# [GIVEN INSTRUCTION]
Take the listing from its first line through the line that contains "rotation=90, fontsize=13.5, fontweight='bold')" and please retype those lines exactly, leaving out the pictures.

# [GIVEN DATA]
******************************
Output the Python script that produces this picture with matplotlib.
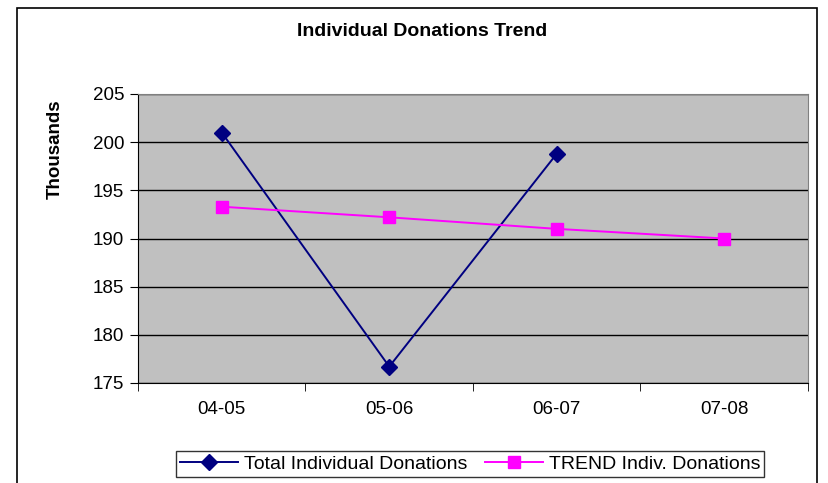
import numpy as np
import matplotlib.pyplot as plt
from matplotlib.patches import Rectangle

plt.rcParams['font.family'] = ['Liberation Sans', 'DejaVu Sans']

# data (thousands)
years = ['04-05', '05-06', '06-07', '07-08']
total = [201.0, 176.7, 198.8]
trend = [193.3, 192.2, 191.0, 190.0]

fig = plt.figure(figsize=(8.29, 4.83), dpi=100)

# outer chart border
fig.patches.append(Rectangle((17/829, -0.01), 800/829, 1 - 8/483 + 0.01,
                             transform=fig.transFigure, fill=False,
                             edgecolor='black', linewidth=1.2))

ax = fig.add_axes([138/829, 100/483, 670/829, 289/483])
ax.set_facecolor('#C0C0C0')

x = np.arange(len(years))
ax.plot(x[:len(total)], total, color='#000080', marker='D', markersize=8.5,
        linewidth=1.4, label='Total Individual Donations')
ax.plot(x, trend, color='#FF00FF', marker='s', markersize=8.5,
        linewidth=1.4, label='TREND Indiv. Donations')

ax.set_xlim(-0.5, 3.5)
ax.set_ylim(175, 205)
ax.set_yticks(np.arange(175, 206, 5))
ax.yaxis.grid(True, color='black', linewidth=1)
ax.set_axisbelow(True)

ax.set_xticks(x)
ax.set_xticklabels(years, fontsize=13.5)
ax.set_xticks(np.arange(-0.5, 3.6, 1), minor=True)
ax.tick_params(axis='x', which='major', length=0, pad=13)
ax.tick_params(axis='x', which='minor', length=6, direction='out')
ax.tick_params(axis='y', length=6, direction='out', labelsize=13.5, pad=4)

for s in ['top', 'right']:
    ax.spines[s].set_color('#808080')
for s in ['left', 'bottom']:
    ax.spines[s].set_color('black')

fig.text(422/829, 1 - 32/483, 'Individual Donations Trend', ha='center',
         va='center', fontsize=14, fontweight='bold')
fig.text(55/829, 1 - 149/483, 'Thousands', ha='center', va='center',
         rotation=90, fontsize=13.5, fontweight='bold')

leg = fig.legend(loc='center', bbox_to_anchor=(470/829, 1 - 464/483),
                 ncol=2, fontsize=14, frameon=True, fancybox=False,
                 edgecolor='black', handlelength=3, columnspacing=0.9,
                 handletextpad=0.3, borderpad=0.2)
leg.get_frame().set_linewidth(1)

fig.savefig('out.png', dpi=100)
******************************
# [WORKED ANSWER]
Output the Python script that produces this picture with matplotlib.
import numpy as np
import matplotlib.pyplot as plt
from matplotlib.patches import Rectangle

plt.rcParams['font.family'] = ['Liberation Sans', 'DejaVu Sans']

# data (thousands)
years = ['04-05', '05-06', '06-07', '07-08']
total = [201.0, 176.7, 198.8]
trend = [193.3, 192.2, 191.0, 190.0]

fig = plt.figure(figsize=(8.29, 4.83), dpi=100)

# outer chart border
fig.patches.append(Rectangle((17/829, -0.01), 800/829, 1 - 8/483 + 0.01,
                             transform=fig.transFigure, fill=False,
                             edgecolor='black', linewidth=1.2))

ax = fig.add_axes([138/829, 100/483, 670/829, 289/483])
ax.set_facecolor('#C0C0C0')

x = np.arange(len(years))
ax.plot(x[:len(total)], total, color='#000080', marker='D', markersize=8.5,
        linewidth=1.4, label='Total Individual Donations')
ax.plot(x, trend, color='#FF00FF', marker='s', markersize=8.5,
        linewidth=1.4, label='TREND Indiv. Donations')

ax.set_xlim(-0.5, 3.5)
ax.set_ylim(175, 205)
ax.set_yticks(np.arange(175, 206, 5))
ax.yaxis.grid(True, color='black', linewidth=1)
ax.set_axisbelow(True)

ax.set_xticks(x)
ax.set_xticklabels(years, fontsize=13.5)
ax.set_xticks(np.arange(-0.5, 3.6, 1), minor=True)
ax.tick_params(axis='x', which='major', length=0, pad=13)
ax.tick_params(axis='x', which='minor', length=6, direction='out')
ax.tick_params(axis='y', length=6, direction='out', labelsize=13.5, pad=4)

for s in ['top', 'right']:
    ax.spines[s].set_color('#808080')
for s in ['left', 'bottom']:
    ax.spines[s].set_color('black')

fig.text(422/829, 1 - 32/483, 'Individual Donations Trend', ha='center',
         va='center', fontsize=14, fontweight='bold')
fig.text(55/829, 1 - 149/483, 'Thousands', ha='center', va='center',
         rotation=90, fontsize=13.5, fontweight='bold')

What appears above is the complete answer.